Between 5 June 2001 and 24 November 2009, the Normans advanced
$310,000 to the defendant under the Conditional Donation Agreement, of
which $60,000 was converted to outright contributions for which they
received charitable donation receipts in the year of the conversion.
Neither Mr. nor Mrs. Norman ever requested the return of any portion of
the funds provided by them pursuant to the Conditional Donation
Agreement. In addition, between May 1987 and April 2011, the Normans
made numerous outright charitable donations to the defendant. The
defendant issued a charitable donation receipt for each of those
donations in the same year that the donation was made.
Lily Norman predeceased Lloyd Norman. On the date of Lloyd Norman’s
death there was a balance of $250,000 in the Normans’ conditional
donation. It is this balance that is referred to as the ‘Conditional
Donations’ in this judgment. After Lloyd Norman’s death, the defendant
issued a charitable donation receipt in the amount of $250,000.
Her Honour held that the conditional donations were not testamentary
in effect. There was relevant law on the issue which yielded the
following principles:
- The question of whether a disposition is or is not testamentary depends upon the intention of the maker;
- The intention of the maker is a question
of fact. In determining the intention, the court is not restricted to
the wording of the document alone, but can and should consider extrinsic
evidence relevant to the transaction;
- If the document is not intended to have any operation until the maker’s death, it is testamentary;
- If the document is intended to have and
does have the effect of transferring some interest in the property or of
setting up a trust thereof in praesenti, it is not testamentary;
- The reservation of a right to revoke the
transfer or bring a trust to a close does not necessarily have the
effect of making the document testamentary;
- Cases where documents are held to be
testamentary often include the following factual elements: 1) no
consideration passes; 2) the document has no immediate effect; 3) the
document is revocable; and 4) the position of the donor and donee does
not immediately change;
- Even where an intended disposition is
revocable by the maker or where enjoyment of it is postponed until the
death of the maker, if, at the time of its execution, the document is
legally effective to pass some immediate interest in the property, no
matter how slight, the transaction will not be classified as
testamentary;
- The level of control the donor exercises
over the property during his or her lifetime is a factor to be
considered in determining whether a disposition is inter vivos or testamentary and the more control the donor exercises, the more likely the disposition will be considered testamentary;
- The central question is whether the maker
of the document intended the document to pass some immediate interest
or whether the maker intended the document to have no effect until his
death. The degree of control the donor retains over the property during
his or her lifetime is relevant to ascertaining that intention. However,
if it is clear that the document is intended to have immediate effect
it is not testamentary even if the donor retains control, such as the
ability to call for the return of the property during his or her
lifetime.
Applying these principles to the facts of this case, Her Honour
said that the Normans intended the conditional donations to have
immediate effect. As such, they were not testamentary in nature.

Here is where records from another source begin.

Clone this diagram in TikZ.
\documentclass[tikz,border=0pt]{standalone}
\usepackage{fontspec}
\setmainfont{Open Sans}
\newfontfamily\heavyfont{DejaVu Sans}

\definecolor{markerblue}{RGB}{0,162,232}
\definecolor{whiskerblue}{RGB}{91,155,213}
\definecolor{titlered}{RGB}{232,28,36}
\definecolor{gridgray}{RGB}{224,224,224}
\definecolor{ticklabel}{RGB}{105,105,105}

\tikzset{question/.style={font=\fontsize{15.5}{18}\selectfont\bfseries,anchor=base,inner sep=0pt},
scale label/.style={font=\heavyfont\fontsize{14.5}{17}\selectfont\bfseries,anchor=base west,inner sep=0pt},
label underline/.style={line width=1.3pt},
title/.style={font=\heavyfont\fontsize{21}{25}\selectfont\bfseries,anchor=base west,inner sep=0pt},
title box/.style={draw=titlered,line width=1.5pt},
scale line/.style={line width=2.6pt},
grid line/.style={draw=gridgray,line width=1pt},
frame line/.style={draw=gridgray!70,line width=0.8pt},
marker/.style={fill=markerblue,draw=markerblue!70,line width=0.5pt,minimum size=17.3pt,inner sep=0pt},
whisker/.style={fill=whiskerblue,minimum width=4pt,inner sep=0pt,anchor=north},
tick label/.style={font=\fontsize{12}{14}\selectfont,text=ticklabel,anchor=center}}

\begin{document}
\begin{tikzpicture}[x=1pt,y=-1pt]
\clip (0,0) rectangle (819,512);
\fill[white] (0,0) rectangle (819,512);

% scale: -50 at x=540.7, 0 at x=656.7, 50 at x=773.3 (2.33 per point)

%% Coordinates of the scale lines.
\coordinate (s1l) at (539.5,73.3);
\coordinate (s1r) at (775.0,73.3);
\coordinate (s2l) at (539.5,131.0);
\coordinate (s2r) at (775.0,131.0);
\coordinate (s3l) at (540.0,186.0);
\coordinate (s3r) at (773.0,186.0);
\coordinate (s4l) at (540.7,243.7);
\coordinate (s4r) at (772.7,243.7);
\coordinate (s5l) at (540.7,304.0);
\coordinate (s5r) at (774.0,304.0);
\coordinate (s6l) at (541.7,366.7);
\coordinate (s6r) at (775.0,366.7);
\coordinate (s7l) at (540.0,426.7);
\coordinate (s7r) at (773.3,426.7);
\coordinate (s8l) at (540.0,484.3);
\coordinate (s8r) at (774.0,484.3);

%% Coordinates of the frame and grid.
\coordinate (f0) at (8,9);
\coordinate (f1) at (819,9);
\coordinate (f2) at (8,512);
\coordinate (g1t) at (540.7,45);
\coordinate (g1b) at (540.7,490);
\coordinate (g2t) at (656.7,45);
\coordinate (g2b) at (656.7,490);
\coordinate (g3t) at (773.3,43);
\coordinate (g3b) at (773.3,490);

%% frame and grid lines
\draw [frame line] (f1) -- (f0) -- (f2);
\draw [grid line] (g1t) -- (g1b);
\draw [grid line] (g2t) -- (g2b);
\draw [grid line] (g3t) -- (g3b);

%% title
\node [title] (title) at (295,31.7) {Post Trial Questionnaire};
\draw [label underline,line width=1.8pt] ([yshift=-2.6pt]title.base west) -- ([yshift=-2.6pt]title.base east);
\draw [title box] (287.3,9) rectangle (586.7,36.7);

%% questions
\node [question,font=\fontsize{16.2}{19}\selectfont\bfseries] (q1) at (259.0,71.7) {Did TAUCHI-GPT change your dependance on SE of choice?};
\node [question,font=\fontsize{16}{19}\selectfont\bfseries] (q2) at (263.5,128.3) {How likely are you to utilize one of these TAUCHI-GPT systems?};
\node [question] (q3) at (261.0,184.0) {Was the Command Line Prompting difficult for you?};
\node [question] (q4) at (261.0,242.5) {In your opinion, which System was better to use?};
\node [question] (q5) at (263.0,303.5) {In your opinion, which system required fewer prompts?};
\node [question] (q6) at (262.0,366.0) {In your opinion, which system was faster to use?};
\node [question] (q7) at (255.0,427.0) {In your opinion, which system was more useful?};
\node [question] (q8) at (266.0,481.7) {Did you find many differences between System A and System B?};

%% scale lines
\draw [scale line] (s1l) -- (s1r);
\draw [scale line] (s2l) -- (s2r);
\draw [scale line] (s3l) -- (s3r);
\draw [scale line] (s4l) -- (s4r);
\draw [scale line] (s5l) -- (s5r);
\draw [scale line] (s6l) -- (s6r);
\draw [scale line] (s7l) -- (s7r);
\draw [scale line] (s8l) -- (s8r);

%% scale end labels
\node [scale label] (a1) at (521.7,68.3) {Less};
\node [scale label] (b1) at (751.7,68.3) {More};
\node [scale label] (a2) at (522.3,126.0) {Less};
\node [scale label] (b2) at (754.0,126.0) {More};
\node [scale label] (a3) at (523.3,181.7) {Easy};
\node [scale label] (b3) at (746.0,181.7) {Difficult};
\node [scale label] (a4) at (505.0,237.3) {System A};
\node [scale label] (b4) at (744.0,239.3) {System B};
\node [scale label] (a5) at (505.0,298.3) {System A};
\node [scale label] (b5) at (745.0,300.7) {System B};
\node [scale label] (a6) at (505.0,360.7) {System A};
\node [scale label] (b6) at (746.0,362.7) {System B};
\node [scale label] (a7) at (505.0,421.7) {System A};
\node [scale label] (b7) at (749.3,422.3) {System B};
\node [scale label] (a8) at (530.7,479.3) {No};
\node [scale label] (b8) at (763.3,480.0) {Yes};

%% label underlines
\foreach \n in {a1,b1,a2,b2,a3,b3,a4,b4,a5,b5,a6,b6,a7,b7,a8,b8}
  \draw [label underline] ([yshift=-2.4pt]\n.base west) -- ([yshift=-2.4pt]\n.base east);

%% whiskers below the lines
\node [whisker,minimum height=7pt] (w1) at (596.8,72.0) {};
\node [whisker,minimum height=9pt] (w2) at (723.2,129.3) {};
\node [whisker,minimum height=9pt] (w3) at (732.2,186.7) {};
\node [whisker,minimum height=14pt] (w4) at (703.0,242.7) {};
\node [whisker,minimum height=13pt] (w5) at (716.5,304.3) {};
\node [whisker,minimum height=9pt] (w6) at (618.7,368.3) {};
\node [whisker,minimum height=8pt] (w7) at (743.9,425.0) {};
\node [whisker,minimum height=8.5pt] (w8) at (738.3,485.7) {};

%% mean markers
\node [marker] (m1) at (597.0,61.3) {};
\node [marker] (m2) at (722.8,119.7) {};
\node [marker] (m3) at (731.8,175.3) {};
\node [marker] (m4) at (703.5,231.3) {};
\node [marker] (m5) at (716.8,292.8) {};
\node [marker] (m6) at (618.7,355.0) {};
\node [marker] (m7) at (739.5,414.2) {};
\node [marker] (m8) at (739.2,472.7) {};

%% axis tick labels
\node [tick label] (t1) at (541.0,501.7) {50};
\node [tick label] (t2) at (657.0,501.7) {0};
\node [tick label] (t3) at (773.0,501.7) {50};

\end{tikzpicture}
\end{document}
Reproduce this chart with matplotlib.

Although Mr Norman usually referred to the donations as ‘conditional
loans’, it was clear from his letter of 5 June 2001 that he intended
that the money should ‘remain’ with the defendant after his death. The
defendant thus had a proprietary interest in the money immediately (at
[30]-[31]-, [33]-[34]):
I agree with the defendant’s submission
that the gift vested in the defendant when the cheque was cashed but
could be divested if the Normans exercised the right they reserved to
personally request in writing the return of all or a portion of their
gift. I also agree with the defendant’s submission that an inter vivos
trust is implicit in the Conditional Donation Agreement...In my view,
it is clear that by signing the Conditional Donation Agreement, the
Normans intended the defendant to hold the funds for the benefit of the
defendant and also for their own benefit during their lifetime. The
language of the Conditional Donation Agreement is sufficient in my view
to establish the certainty of intention...In my view, the other two
requirements, certainty of subject matter and certainty of objects, are
also established. The subject matter of the trust was clearly the money
donated to the defendants pursuant to the Conditional Donation Agreement
and the beneficiaries were clearly the defendant and the Normans.

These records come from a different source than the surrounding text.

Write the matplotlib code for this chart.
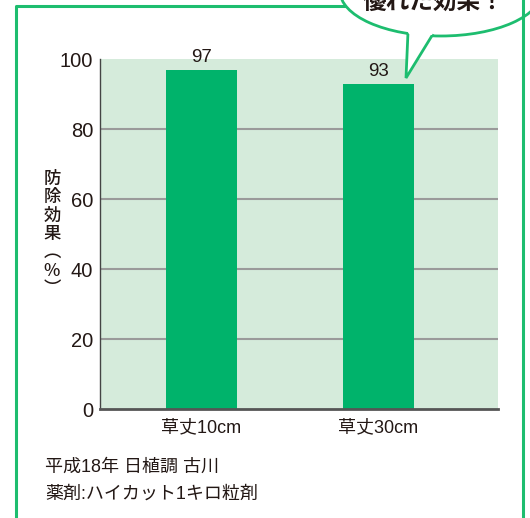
import numpy as np
import matplotlib.pyplot as plt
from matplotlib.patches import Ellipse, Polygon

plt.rcParams['font.family'] = ['Liberation Sans', 'Noto Sans CJK JP', 'DejaVu Sans']

#- datos
categorias = ['草丈10cm', '草丈30cm']
valores = [97, 93]
yticks = [0, 20, 40, 60, 80, 100]
ylabel = '防\n除\n効\n果\n︵\n%\n︶'
nota1 = '平成18年 日植調 古川'
nota2 = '薬剤:ハイカット1キロ粒剤'
globo = '優れた効果！'

verde = '#00b36b'
verde_borde = '#1dbd6f'
fondo = '#d5ebdb'
texto = '#231815'

fig = plt.figure(figsize=(5.3, 5.18), dpi=100)

#- grafico de barras
ax = fig.add_axes([0.1887, 0.2104, 0.7509, 0.6757])
ax.set_facecolor(fondo)
x = np.arange(len(categorias))
ax.bar(x, valores, width=0.4, color=verde, zorder=3)
for xi, v in zip(x, valores):
    ax.text(xi, v + 1.0, str(v), ha='center', va='bottom', fontsize=13.5, color=texto)
ax.set_xlim(-0.573, 1.675)
ax.set_ylim(0, 100)
ax.set_yticks(yticks)
ax.set_xticks(x)
ax.set_xticklabels(categorias, fontsize=13)
ax.tick_params(axis='y', length=0, labelsize=14.5, pad=5, labelcolor=texto)
ax.tick_params(axis='x', length=0, pad=7, labelcolor=texto)
for yv in yticks[1:-1]:
    ax.axhline(yv, color='#9a9a9a', lw=1.5, zorder=2)
for s in ['top', 'right']:
    ax.spines[s].set_visible(False)
ax.spines['left'].set_color('#444444')
ax.spines['left'].set_linewidth(1.0)
ax.spines['bottom'].set_color('#555555')
ax.spines['bottom'].set_linewidth(2.0)
ax.spines['left'].set_zorder(4)
ax.spines['bottom'].set_zorder(4)

#- capa de marco y globo en pixeles (encima)
bg = fig.add_axes([0, 0, 1, 1], zorder=5)
bg.set_xlim(0, 530)
bg.set_ylim(518, 0)
bg.axis('off')
bg.plot([16, 16, 345], [520, 6, 6], color=verde_borde, lw=2.2)
bg.plot([523, 523], [-2, 520], color=verde_borde, lw=2.2)
bg.add_patch(Ellipse((441, -9), 202, 90, facecolor='white', edgecolor=verde_borde, lw=2))
bg.add_patch(Polygon([[408, 32], [406, 78], [433, 34]], closed=False,
                     facecolor='white', edgecolor=verde_borde, lw=2))
bg.add_patch(Polygon([[406, 29], [409, 34], [432, 35], [435, 29]], closed=True,
                     facecolor='white', edgecolor='none'))
bg.text(434, 10, globo, ha='center', va='baseline', fontsize=17, fontweight='bold',
        color=texto)

fig.text(52 / 530, 1 - 234 / 518, ylabel, ha='center', va='center', fontsize=12.5,
         linespacing=1.02, color=texto, family=['Noto Sans CJK JP', 'DejaVu Sans'],
         fontweight='medium')

fig.text(45 / 530, 1 - 467 / 518, nota1, ha='left', va='center', fontsize=13, color=texto)
fig.text(45 / 530, 1 - 494 / 518, nota2, ha='left', va='center', fontsize=13, color=texto)

plt.savefig('out.png', dpi=100)
plt.close()
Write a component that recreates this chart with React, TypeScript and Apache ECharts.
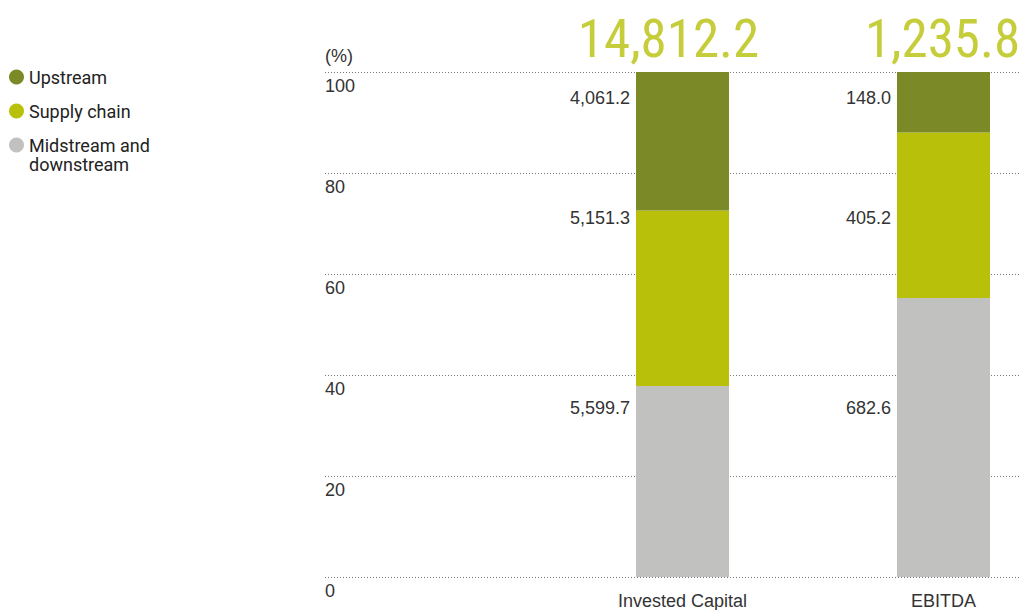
import React, { useEffect, useRef } from "react";
import * as echarts from "echarts";

// ---- data ----
const categories = ["Invested Capital", "EBITDA"];
const upstream = [4061.2, 148.0];
const supplyChain = [5151.3, 405.2];
const midstream = [5599.7, 682.6];
const totals = [14812.2, 1235.8];
const yTicks = [0, 20, 40, 60, 80, 100];

// ---- styles / layout ----
const COLORS = {
  upstream: "#7b8a27",
  supply: "#b8c00a",
  midstream: "#c1c1bf",
  text: "#333333",
  total: "#b8c00a",
  grid: "#777777",
};
const PLOT_TOP = 72;
const PLOT_BOTTOM = 33;
const PLOT_H = 610 - PLOT_TOP - PLOT_BOTTOM;
// vertical anchors (in % of axis) where the value labels sit
const LABEL_ANCHOR = { upstream: 94.85, supply: 71.0, midstream: 33.4 };
const TOTAL_OFFSET_X = [-14, -1];

const fmt = (v: number) =>
  v.toLocaleString("en-US", { minimumFractionDigits: 1, maximumFractionDigits: 1 });

const sums = categories.map((_, i) => upstream[i] + supplyChain[i] + midstream[i]);
const pct = (arr: number[]) => arr.map((v, i) => (v / sums[i]) * 100);

function buildSeriesData(values: number[], below: number[][], anchor: number) {
  const p = pct(values);
  return p.map((v, i) => {
    const base = below.reduce((acc, arr) => acc + pct(arr)[i], 0);
    const top = base + v;
    const off = ((top - anchor) * PLOT_H) / 100;
    return {
      value: v,
      label: {
        show: true,
        position: [-6, off],
        align: "right",
        verticalAlign: "middle",
        formatter: () => fmt(values[i]),
      },
    };
  });
}

const fontArial = "'Liberation Sans', Arial, sans-serif";
const fontLegend = "Roboto, 'Noto Sans', sans-serif";

export default function App() {
  const ref = useRef<HTMLDivElement>(null);
  useEffect(() => {
    document.body.style.margin = "0";
    if (!ref.current) return;
    const chart = echarts.init(ref.current, null, { renderer: "svg" });
    const labelText = { fontFamily: fontArial, fontSize: 18, color: COLORS.text };
    const legendBase = {
      orient: "vertical",
      left: 9,
      padding: 0,
      icon: "circle",
      itemWidth: 15,
      itemHeight: 15,
      itemGap: 0,
      textStyle: {
        fontFamily: fontLegend,
        fontSize: 18,
        color: "#222",
        lineHeight: 19,
      },
    };
    chart.setOption({
      animation: false,
      color: [COLORS.midstream, COLORS.supply, COLORS.upstream],
      legend: [
        { ...legendBase, data: ["Upstream"], top: 67.5 },
        { ...legendBase, data: ["Supply chain"], top: 101.5 },
        {
          ...legendBase,
          data: ["Midstream and downstream"],
          top: 116.5,
          formatter: () => " \nMidstream and\ndownstream",
        },
      ],
      grid: [
        { left: 325, right: 0, top: PLOT_TOP, bottom: PLOT_BOTTOM },
        { left: 682.5, right: 75.5, top: PLOT_TOP, bottom: PLOT_BOTTOM },
      ],
      xAxis: [
        { type: "value", gridIndex: 0, show: false, min: 0, max: 1 },
        {
          type: "category",
          gridIndex: 1,
          data: categories,
          boundaryGap: false,
          axisLine: { show: false },
          axisTick: { show: false },
          splitLine: { show: false },
          axisLabel: { ...labelText, margin: 15 },
        },
      ],
      yAxis: [
        {
          type: "value",
          gridIndex: 0,
          min: yTicks[0],
          max: yTicks[yTicks.length - 1],
          interval: yTicks[1] - yTicks[0],
          name: "(%)",
          nameLocation: "end",
          nameGap: 16,
          nameTextStyle: { ...labelText, align: "left", verticalAlign: "middle", padding: 0 },
          axisLine: { show: false },
          axisTick: { show: false },
          axisLabel: {
            inside: true,
            margin: 0,
            align: "left",
            verticalAlign: "top",
            lineHeight: 18,
            padding: [5, 0, 0, 0],
            ...labelText,
          },
          splitLine: { show: true, lineStyle: { type: [1, 2], color: COLORS.grid, width: 1 } },
        },
        { type: "value", gridIndex: 1, min: 0, max: 100, show: false },
      ],
      series: [
        {
          name: "Midstream and downstream",
          type: "bar",
          xAxisIndex: 1,
          yAxisIndex: 1,
          stack: "total",
          barWidth: 93,
          clip: false,
          itemStyle: { color: COLORS.midstream },
          label: labelText,
          data: buildSeriesData(midstream, [], LABEL_ANCHOR.midstream),
        },
        {
          name: "Supply chain",
          type: "bar",
          xAxisIndex: 1,
          yAxisIndex: 1,
          stack: "total",
          barWidth: 93,
          clip: false,
          itemStyle: { color: COLORS.supply },
          label: labelText,
          data: buildSeriesData(supplyChain, [midstream], LABEL_ANCHOR.supply),
        },
        {
          name: "Upstream",
          type: "bar",
          xAxisIndex: 1,
          yAxisIndex: 1,
          stack: "total",
          barWidth: 93,
          clip: false,
          itemStyle: { color: COLORS.upstream },
          label: labelText,
          data: buildSeriesData(upstream, [midstream, supplyChain], LABEL_ANCHOR.upstream),
        },
        {
          name: "Total",
          type: "scatter",
          xAxisIndex: 1,
          yAxisIndex: 1,
          silent: true,
          clip: false,
          symbolSize: 1,
          itemStyle: { color: "rgba(0,0,0,0)" },
          data: categories.map((c, i) => ({
            value: [c, 100],
            label: {
              show: true,
              position: "top",
              distance: 6,
              offset: [TOTAL_OFFSET_X[i], 0],
              formatter: () => fmt(totals[i]),
              fontFamily: "'Liberation Sans Narrow', 'Roboto Condensed', 'DejaVu Sans Condensed', sans-serif",
              fontSize: 53,
              lineHeight: 54,
              color: COLORS.total,
            },
          })),
        },
      ],
    });
    return () => chart.dispose();
  }, []);
  return <div ref={ref} style={{ width: 1019, height: 610 }} />;
}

Thus, the conditional donations were a gift with a subsequent condition that created an inter vivos trust. They took immediate effect upon execution, and therefore could not be testamentary.
The plaintiff’s application was dismissed with costs.

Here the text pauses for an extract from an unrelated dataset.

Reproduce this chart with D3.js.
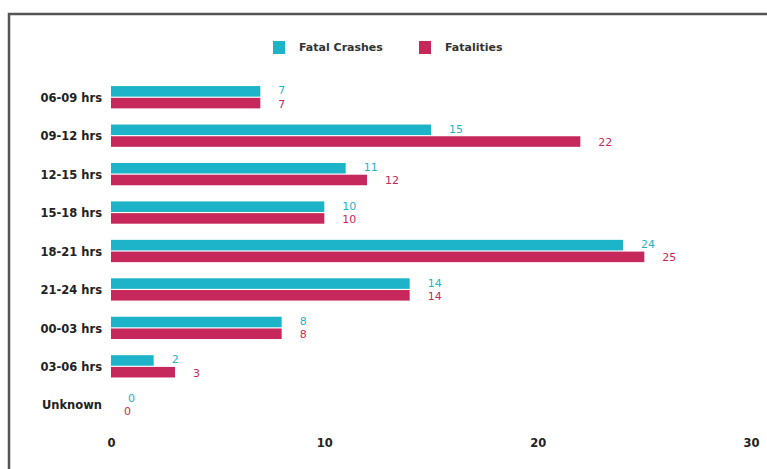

The case may be viewed at: http://www.canlii.org/en/bc/bcsc/doc/2013/2013bcsc2099/2013bcsc2099.html
Implications of this case
The defendant in this case was very clear in its correspondence,
carefully explaining what the donors were entering into. They also
regularly offered to return any of the money if it was needed. This kind
of careful explanation and dealing with donors illustrates the benefit
of a professional relationship with donors. In this case, the donors may
have themselves not used correct terminology in relation to their
donations, but they had been well-informed of their effect.
Nevertheless, it is always advisable for large donors to obtain legal
advice before entering into donation programs.